> [Recorded data]:
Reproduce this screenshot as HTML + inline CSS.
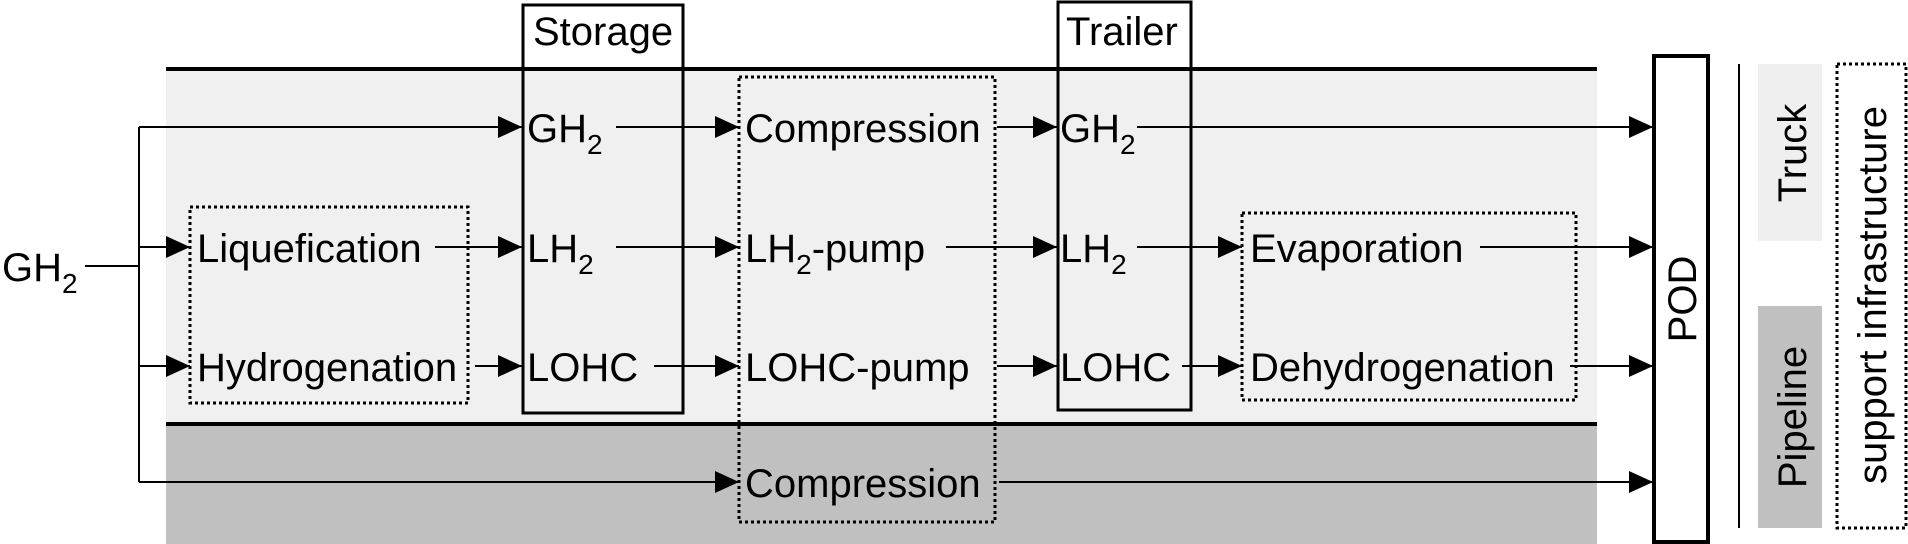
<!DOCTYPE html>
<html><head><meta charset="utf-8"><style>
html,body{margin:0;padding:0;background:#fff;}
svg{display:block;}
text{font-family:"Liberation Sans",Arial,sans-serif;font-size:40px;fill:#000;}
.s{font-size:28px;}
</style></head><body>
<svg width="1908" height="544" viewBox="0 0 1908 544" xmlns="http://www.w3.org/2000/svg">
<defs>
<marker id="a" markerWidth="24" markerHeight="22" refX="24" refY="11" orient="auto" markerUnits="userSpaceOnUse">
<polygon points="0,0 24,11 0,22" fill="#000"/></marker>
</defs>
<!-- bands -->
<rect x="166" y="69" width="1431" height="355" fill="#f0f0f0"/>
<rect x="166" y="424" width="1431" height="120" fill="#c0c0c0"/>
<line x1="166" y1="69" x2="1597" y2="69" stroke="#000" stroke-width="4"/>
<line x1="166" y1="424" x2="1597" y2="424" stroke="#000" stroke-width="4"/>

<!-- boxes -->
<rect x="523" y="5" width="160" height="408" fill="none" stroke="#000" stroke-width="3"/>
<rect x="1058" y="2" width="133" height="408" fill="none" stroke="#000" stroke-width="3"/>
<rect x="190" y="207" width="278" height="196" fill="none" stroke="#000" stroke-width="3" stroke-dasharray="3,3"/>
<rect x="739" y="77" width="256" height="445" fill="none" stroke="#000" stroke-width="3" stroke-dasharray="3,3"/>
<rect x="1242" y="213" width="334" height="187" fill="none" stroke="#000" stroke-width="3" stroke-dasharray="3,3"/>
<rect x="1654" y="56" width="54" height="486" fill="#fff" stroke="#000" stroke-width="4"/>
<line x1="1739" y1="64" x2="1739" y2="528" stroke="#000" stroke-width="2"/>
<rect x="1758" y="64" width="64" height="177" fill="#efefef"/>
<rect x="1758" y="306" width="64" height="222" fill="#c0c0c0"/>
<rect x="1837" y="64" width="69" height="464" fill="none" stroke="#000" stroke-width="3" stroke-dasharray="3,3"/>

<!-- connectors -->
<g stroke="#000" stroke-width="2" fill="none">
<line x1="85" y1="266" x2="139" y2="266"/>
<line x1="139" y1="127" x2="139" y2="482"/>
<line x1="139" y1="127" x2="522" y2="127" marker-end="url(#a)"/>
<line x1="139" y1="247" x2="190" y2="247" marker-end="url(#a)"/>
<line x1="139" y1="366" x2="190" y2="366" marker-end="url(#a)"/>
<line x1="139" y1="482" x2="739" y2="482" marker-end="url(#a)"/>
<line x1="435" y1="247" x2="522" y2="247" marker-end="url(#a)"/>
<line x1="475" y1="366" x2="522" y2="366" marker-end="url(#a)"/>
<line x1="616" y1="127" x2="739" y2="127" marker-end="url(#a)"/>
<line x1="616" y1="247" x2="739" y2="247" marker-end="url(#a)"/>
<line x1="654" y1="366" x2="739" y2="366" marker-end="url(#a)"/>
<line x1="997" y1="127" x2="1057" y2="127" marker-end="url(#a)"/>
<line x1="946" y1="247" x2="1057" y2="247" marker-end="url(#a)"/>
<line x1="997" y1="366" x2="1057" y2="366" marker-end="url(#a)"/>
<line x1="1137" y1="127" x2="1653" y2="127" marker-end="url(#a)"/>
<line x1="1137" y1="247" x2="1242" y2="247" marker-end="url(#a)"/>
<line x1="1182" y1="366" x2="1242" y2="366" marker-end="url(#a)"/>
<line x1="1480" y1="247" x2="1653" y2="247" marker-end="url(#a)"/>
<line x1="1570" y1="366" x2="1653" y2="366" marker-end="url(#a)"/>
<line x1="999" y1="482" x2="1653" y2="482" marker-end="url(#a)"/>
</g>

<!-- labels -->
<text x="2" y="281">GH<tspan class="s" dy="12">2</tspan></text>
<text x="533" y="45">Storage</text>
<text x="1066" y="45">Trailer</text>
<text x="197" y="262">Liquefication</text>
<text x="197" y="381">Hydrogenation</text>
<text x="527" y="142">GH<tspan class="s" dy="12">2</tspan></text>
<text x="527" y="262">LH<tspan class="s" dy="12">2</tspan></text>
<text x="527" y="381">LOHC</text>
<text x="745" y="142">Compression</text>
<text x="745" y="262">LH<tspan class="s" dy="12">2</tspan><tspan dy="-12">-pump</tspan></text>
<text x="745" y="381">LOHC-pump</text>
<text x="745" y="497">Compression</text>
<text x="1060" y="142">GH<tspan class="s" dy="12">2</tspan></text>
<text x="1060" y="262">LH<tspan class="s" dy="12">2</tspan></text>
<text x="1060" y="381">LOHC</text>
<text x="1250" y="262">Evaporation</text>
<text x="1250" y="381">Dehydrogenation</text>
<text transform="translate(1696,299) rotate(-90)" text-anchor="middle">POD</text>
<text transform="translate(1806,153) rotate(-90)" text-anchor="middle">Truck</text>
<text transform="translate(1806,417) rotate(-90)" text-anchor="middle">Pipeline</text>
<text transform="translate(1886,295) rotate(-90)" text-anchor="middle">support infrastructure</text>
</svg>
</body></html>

> [Work instructions]: Go through the listing above and write it out again exactly, dropping the pictures.

> [Expected output]:
Reproduce this screenshot as HTML + inline CSS.
<!DOCTYPE html>
<html><head><meta charset="utf-8"><style>
html,body{margin:0;padding:0;background:#fff;}
svg{display:block;}
text{font-family:"Liberation Sans",Arial,sans-serif;font-size:40px;fill:#000;}
.s{font-size:28px;}
</style></head><body>
<svg width="1908" height="544" viewBox="0 0 1908 544" xmlns="http://www.w3.org/2000/svg">
<defs>
<marker id="a" markerWidth="24" markerHeight="22" refX="24" refY="11" orient="auto" markerUnits="userSpaceOnUse">
<polygon points="0,0 24,11 0,22" fill="#000"/></marker>
</defs>
<!-- bands -->
<rect x="166" y="69" width="1431" height="355" fill="#f0f0f0"/>
<rect x="166" y="424" width="1431" height="120" fill="#c0c0c0"/>
<line x1="166" y1="69" x2="1597" y2="69" stroke="#000" stroke-width="4"/>
<line x1="166" y1="424" x2="1597" y2="424" stroke="#000" stroke-width="4"/>

<!-- boxes -->
<rect x="523" y="5" width="160" height="408" fill="none" stroke="#000" stroke-width="3"/>
<rect x="1058" y="2" width="133" height="408" fill="none" stroke="#000" stroke-width="3"/>
<rect x="190" y="207" width="278" height="196" fill="none" stroke="#000" stroke-width="3" stroke-dasharray="3,3"/>
<rect x="739" y="77" width="256" height="445" fill="none" stroke="#000" stroke-width="3" stroke-dasharray="3,3"/>
<rect x="1242" y="213" width="334" height="187" fill="none" stroke="#000" stroke-width="3" stroke-dasharray="3,3"/>
<rect x="1654" y="56" width="54" height="486" fill="#fff" stroke="#000" stroke-width="4"/>
<line x1="1739" y1="64" x2="1739" y2="528" stroke="#000" stroke-width="2"/>
<rect x="1758" y="64" width="64" height="177" fill="#efefef"/>
<rect x="1758" y="306" width="64" height="222" fill="#c0c0c0"/>
<rect x="1837" y="64" width="69" height="464" fill="none" stroke="#000" stroke-width="3" stroke-dasharray="3,3"/>

<!-- connectors -->
<g stroke="#000" stroke-width="2" fill="none">
<line x1="85" y1="266" x2="139" y2="266"/>
<line x1="139" y1="127" x2="139" y2="482"/>
<line x1="139" y1="127" x2="522" y2="127" marker-end="url(#a)"/>
<line x1="139" y1="247" x2="190" y2="247" marker-end="url(#a)"/>
<line x1="139" y1="366" x2="190" y2="366" marker-end="url(#a)"/>
<line x1="139" y1="482" x2="739" y2="482" marker-end="url(#a)"/>
<line x1="435" y1="247" x2="522" y2="247" marker-end="url(#a)"/>
<line x1="475" y1="366" x2="522" y2="366" marker-end="url(#a)"/>
<line x1="616" y1="127" x2="739" y2="127" marker-end="url(#a)"/>
<line x1="616" y1="247" x2="739" y2="247" marker-end="url(#a)"/>
<line x1="654" y1="366" x2="739" y2="366" marker-end="url(#a)"/>
<line x1="997" y1="127" x2="1057" y2="127" marker-end="url(#a)"/>
<line x1="946" y1="247" x2="1057" y2="247" marker-end="url(#a)"/>
<line x1="997" y1="366" x2="1057" y2="366" marker-end="url(#a)"/>
<line x1="1137" y1="127" x2="1653" y2="127" marker-end="url(#a)"/>
<line x1="1137" y1="247" x2="1242" y2="247" marker-end="url(#a)"/>
<line x1="1182" y1="366" x2="1242" y2="366" marker-end="url(#a)"/>
<line x1="1480" y1="247" x2="1653" y2="247" marker-end="url(#a)"/>
<line x1="1570" y1="366" x2="1653" y2="366" marker-end="url(#a)"/>
<line x1="999" y1="482" x2="1653" y2="482" marker-end="url(#a)"/>
</g>

<!-- labels -->
<text x="2" y="281">GH<tspan class="s" dy="12">2</tspan></text>
<text x="533" y="45">Storage</text>
<text x="1066" y="45">Trailer</text>
<text x="197" y="262">Liquefication</text>
<text x="197" y="381">Hydrogenation</text>
<text x="527" y="142">GH<tspan class="s" dy="12">2</tspan></text>
<text x="527" y="262">LH<tspan class="s" dy="12">2</tspan></text>
<text x="527" y="381">LOHC</text>
<text x="745" y="142">Compression</text>
<text x="745" y="262">LH<tspan class="s" dy="12">2</tspan><tspan dy="-12">-pump</tspan></text>
<text x="745" y="381">LOHC-pump</text>
<text x="745" y="497">Compression</text>
<text x="1060" y="142">GH<tspan class="s" dy="12">2</tspan></text>
<text x="1060" y="262">LH<tspan class="s" dy="12">2</tspan></text>
<text x="1060" y="381">LOHC</text>
<text x="1250" y="262">Evaporation</text>
<text x="1250" y="381">Dehydrogenation</text>
<text transform="translate(1696,299) rotate(-90)" text-anchor="middle">POD</text>
<text transform="translate(1806,153) rotate(-90)" text-anchor="middle">Truck</text>
<text transform="translate(1806,417) rotate(-90)" text-anchor="middle">Pipeline</text>
<text transform="translate(1886,295) rotate(-90)" text-anchor="middle">support infrastructure</text>
</svg>
</body></html>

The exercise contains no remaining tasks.